**Required work**
Set down exactly the lines of the listing below, please, beginning with the first and ending with the line that holds "plt.rcParams['font.family'] = ['DejaVu Sans']".
BEGIN Given material
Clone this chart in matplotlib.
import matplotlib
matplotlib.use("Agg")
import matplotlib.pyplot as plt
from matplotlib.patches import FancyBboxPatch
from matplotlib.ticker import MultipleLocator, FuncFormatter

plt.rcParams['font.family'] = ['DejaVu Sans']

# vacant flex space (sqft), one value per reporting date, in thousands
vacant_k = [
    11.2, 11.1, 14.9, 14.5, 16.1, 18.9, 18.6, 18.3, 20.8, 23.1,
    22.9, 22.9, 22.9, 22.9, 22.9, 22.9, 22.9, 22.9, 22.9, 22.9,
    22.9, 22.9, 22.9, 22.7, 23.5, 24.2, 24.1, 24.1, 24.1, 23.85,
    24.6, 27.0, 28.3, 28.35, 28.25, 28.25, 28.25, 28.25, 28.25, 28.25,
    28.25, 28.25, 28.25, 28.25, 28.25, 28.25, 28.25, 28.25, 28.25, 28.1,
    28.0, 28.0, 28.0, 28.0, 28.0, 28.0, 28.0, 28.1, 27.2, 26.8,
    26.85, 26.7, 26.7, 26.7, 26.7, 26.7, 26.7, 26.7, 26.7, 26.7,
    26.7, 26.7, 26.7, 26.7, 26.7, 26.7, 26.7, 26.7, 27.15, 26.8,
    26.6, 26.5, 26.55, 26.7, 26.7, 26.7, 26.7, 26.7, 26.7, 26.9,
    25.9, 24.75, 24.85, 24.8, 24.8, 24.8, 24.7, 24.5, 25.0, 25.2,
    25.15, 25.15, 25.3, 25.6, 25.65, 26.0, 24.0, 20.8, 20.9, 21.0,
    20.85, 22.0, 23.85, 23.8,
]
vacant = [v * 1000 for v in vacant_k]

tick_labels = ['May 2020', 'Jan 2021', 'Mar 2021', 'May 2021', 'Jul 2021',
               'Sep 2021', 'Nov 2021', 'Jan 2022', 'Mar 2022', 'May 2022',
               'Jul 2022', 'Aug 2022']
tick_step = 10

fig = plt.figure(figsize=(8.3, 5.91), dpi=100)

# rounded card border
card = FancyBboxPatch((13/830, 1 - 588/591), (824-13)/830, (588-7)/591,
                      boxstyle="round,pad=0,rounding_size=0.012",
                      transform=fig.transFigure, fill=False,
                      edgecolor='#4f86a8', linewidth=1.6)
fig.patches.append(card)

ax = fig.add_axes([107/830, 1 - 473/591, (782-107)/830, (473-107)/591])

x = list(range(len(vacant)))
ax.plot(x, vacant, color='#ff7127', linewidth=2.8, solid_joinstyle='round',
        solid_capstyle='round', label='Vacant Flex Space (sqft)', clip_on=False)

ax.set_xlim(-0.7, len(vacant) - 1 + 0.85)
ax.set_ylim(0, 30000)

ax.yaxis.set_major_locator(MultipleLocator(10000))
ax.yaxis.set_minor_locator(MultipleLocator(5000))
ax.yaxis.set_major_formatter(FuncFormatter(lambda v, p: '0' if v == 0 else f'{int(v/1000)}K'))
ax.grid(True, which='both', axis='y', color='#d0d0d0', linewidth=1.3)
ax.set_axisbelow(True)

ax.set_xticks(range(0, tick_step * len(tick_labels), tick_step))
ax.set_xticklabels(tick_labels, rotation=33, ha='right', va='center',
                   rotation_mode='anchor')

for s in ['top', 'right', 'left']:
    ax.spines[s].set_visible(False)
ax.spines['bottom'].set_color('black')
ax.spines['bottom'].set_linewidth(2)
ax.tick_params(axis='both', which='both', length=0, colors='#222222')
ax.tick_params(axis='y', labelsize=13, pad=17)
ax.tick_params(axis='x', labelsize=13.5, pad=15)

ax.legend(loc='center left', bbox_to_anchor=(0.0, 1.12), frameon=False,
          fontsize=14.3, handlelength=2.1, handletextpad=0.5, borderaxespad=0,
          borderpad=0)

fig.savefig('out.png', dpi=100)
END Given material
**Answer in full**
Clone this chart in matplotlib.
import matplotlib
matplotlib.use("Agg")
import matplotlib.pyplot as plt
from matplotlib.patches import FancyBboxPatch
from matplotlib.ticker import MultipleLocator, FuncFormatter

plt.rcParams['font.family'] = ['DejaVu Sans']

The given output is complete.